9歳の夢から2世紀を経た今、わたしたちは、ジョバンニーノに託されたことが実現されただけでなく、同時に、世界の若者や青少年への贈り物として、どれほどの善が達成されてきたかを目の当たりにしています。「これが、あなたの持ち場です、あなたの働くべき分野です、謙遜で、強く、たくましい人になりなさい。今、この動物たちに何が起こるかを見せてあげましょう。それと同じことを、わたしの子どもたちのために、してあげてほしいのです。」

こうしてマリアは、まさにご自分の使命は新たないのちを運び、生み出すことであることから、サレジオのカリスマの誕生に、最初から現存しておられます。そのため、主は、聖霊降臨の際のおとめであり、教会の汚れないモデルである聖母に、女の先生としての大切な務めを委ねます(ストレンナ 1.4 参照)。
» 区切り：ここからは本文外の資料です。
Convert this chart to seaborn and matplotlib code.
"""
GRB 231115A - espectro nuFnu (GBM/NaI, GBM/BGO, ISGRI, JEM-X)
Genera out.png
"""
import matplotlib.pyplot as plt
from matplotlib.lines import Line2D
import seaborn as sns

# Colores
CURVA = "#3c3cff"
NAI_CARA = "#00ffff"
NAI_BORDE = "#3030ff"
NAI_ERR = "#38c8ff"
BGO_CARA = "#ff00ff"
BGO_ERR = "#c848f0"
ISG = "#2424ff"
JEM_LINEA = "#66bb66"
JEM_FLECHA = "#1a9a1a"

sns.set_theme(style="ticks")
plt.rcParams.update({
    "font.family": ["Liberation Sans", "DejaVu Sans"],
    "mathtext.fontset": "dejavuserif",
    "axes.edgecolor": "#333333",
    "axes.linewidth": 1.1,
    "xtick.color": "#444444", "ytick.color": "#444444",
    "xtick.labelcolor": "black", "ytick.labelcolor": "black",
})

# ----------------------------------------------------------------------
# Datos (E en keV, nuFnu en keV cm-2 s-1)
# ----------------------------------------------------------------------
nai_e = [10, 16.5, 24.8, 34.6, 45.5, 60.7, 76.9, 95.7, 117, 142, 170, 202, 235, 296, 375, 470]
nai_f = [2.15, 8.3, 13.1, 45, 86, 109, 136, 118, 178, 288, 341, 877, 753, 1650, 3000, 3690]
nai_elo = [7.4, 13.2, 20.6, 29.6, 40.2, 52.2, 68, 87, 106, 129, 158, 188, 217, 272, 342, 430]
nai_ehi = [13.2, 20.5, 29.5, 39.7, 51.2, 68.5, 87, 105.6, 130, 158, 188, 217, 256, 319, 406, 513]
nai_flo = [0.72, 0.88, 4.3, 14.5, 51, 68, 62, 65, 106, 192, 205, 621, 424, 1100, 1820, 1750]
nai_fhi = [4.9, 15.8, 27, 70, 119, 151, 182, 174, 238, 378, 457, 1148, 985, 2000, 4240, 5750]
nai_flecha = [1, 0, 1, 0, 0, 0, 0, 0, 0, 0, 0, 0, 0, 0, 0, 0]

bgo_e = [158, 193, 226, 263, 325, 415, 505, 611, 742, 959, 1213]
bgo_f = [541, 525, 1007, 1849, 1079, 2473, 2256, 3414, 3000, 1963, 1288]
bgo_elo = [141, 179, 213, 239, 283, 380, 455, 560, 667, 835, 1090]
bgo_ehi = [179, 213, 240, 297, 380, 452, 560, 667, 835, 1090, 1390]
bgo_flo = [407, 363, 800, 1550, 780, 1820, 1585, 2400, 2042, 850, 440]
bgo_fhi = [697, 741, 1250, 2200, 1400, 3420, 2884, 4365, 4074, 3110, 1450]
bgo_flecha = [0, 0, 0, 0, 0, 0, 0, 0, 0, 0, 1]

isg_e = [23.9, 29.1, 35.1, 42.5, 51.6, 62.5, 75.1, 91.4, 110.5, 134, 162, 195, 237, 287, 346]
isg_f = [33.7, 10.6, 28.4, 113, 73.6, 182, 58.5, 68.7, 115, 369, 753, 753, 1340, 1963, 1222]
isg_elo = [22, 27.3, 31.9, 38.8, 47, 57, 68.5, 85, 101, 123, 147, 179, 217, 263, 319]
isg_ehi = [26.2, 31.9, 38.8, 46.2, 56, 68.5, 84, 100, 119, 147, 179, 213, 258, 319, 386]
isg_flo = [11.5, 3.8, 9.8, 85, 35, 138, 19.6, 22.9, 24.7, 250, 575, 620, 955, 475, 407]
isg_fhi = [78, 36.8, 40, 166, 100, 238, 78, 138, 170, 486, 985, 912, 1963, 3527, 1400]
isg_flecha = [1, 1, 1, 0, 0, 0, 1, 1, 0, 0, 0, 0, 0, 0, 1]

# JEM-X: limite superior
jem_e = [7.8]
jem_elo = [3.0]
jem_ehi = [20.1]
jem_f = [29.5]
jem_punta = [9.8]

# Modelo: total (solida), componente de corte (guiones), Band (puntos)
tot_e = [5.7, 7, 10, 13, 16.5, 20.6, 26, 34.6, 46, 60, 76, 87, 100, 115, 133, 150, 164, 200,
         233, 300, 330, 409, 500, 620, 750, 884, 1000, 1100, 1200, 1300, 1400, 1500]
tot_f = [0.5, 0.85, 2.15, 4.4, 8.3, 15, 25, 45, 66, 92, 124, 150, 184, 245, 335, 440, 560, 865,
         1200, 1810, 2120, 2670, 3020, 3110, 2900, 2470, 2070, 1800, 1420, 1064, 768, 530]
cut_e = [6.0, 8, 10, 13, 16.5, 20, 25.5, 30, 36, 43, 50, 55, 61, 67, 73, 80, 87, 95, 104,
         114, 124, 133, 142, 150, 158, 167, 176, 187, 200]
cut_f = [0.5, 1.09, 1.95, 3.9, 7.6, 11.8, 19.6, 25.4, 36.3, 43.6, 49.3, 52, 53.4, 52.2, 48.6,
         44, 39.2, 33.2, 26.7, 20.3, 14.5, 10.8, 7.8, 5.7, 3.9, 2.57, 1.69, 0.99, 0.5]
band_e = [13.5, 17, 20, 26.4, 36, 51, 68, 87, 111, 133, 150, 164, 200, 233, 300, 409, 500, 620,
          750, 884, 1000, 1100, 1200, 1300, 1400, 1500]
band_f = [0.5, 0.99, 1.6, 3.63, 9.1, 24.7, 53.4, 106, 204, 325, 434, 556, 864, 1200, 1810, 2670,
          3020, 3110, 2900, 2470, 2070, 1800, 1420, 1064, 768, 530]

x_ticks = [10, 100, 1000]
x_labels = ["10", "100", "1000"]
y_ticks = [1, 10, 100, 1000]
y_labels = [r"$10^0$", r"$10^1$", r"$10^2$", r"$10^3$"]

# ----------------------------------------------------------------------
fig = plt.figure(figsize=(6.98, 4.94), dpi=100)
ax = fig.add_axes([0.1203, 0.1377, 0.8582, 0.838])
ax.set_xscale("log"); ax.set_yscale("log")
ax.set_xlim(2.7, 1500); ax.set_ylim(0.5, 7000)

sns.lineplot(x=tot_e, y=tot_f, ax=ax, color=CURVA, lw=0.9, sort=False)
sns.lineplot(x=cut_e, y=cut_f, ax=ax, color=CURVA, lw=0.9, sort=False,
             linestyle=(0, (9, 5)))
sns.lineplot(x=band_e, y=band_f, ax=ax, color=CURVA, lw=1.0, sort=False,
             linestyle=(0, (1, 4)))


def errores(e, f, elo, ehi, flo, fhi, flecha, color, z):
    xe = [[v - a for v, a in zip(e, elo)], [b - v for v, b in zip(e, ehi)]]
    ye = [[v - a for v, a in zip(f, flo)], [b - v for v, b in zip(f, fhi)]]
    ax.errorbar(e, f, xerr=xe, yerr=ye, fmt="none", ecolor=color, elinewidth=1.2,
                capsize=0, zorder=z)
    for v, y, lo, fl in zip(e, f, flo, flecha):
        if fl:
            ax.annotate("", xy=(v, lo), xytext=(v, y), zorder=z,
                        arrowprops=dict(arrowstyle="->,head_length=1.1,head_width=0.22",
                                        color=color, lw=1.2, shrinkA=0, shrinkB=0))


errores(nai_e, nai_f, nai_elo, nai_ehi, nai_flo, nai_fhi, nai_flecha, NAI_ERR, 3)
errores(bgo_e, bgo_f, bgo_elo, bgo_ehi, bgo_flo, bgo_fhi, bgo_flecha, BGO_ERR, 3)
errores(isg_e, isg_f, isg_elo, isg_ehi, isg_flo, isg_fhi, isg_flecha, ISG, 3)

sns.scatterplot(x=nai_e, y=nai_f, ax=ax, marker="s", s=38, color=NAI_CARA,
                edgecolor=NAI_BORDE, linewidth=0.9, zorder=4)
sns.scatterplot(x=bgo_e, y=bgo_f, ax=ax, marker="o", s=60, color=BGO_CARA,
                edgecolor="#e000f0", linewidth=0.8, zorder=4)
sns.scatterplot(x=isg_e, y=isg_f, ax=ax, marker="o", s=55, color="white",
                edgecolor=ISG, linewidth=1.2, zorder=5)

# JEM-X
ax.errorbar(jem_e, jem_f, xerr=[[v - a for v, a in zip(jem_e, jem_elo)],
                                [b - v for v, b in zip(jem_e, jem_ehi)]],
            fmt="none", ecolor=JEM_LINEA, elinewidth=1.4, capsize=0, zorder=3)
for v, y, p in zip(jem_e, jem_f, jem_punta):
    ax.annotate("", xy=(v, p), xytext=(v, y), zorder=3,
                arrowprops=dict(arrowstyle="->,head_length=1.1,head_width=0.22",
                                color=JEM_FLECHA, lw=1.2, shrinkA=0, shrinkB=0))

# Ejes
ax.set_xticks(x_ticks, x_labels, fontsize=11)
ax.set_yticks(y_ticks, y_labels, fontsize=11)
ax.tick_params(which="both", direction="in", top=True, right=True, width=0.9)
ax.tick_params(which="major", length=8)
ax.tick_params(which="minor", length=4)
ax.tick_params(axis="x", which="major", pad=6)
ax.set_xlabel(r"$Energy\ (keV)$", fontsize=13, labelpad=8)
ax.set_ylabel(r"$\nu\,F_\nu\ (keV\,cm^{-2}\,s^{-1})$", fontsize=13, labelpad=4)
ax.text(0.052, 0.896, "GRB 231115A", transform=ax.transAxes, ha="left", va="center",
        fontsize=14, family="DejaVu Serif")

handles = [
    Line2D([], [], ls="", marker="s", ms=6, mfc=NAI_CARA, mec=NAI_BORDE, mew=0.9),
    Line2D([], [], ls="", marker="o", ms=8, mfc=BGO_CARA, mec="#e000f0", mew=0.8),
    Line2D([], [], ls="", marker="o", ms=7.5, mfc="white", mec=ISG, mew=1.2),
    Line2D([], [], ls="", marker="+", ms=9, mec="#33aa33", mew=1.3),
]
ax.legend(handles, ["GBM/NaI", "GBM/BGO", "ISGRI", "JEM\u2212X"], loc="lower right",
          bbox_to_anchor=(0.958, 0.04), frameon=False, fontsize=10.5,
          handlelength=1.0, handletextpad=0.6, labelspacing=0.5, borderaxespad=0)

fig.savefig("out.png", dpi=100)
ドン・ボスコがすべてを理解できるようになるまで、聖母は夢の続きを見守ります。

 

この夢は、その当時のこととして、わたしたちが今日の現実を読み取り、若者の間で、若者とともにいるわたしたちの現存を再考する助けとなります。ドン・ボスコとマードレ・マザレロに目を向けながら、わたしたちは、彼らが完全に生き、マードレ・マザレロ自身がモルネーゼで、すべてのニュアンスを女性らしく解釈し、完全に生き抜いた「presenza」の預言に立ち戻ることを選びました。

 

この歴史的な瞬間に大きな存在感を示すためには、本会の生活の質と使命の実りを左右する教育を充実させることが、不可欠であると確信しています。カリスマが持つ預言的なダイナミズムに忠実であるためには、先を見通すビジョンと、召命文化に通じる計画的メンタリティーが必要です。これは、新しい世代の未来を準備するために献身する多くの人々とのネットワークの中で、サレジオ的カリスマの豊かさをその地に根づかせるために、今日、神がわたしたちを呼んでおられるさまざまな状況において、教会の中でのわたしたちの共同体を、真にいのちを生みだすようにさせてくれます(第24回総会議事録「はじめに」参照)。

 

総長アンヘル・フェルナンデス・アルティメ枢機卿が、このストレンナを通してサレジオ家族の中において、女性的で、母性的なマリアの次元を、わたしたちが娘として、日々の生活と使命の中で輝かせるよう呼ばれているいのちを生みだす共同体であるという決意を新たにするよう呼びかけてくださったことに、全サレジアン・シスターズに代わり、感謝したいと思います。

サレジオ会の兄弟の皆様、サレジオ家族のさまざまなグループと教育共同体、若者の皆様、そして、愛するあなた方とご家族の皆様に、平和と希望の2024年が訪れますように。

 

わたしたちは、支配する人々を照らし、平和と善のための活動に携わるすべての人々に勇気が与えられ、戦争、暴力、迫害に苦しむ人々を慰めて下さるよう、続けて聖霊を呼び求めましょう。

 

人権を尊重する社会的友愛の未来のために働く若者や大人を支え、勇気を与えてくださいますように。

 

導き手、助け手であり、平和の女王であるマリアのご保護に、全人類をお委ねします。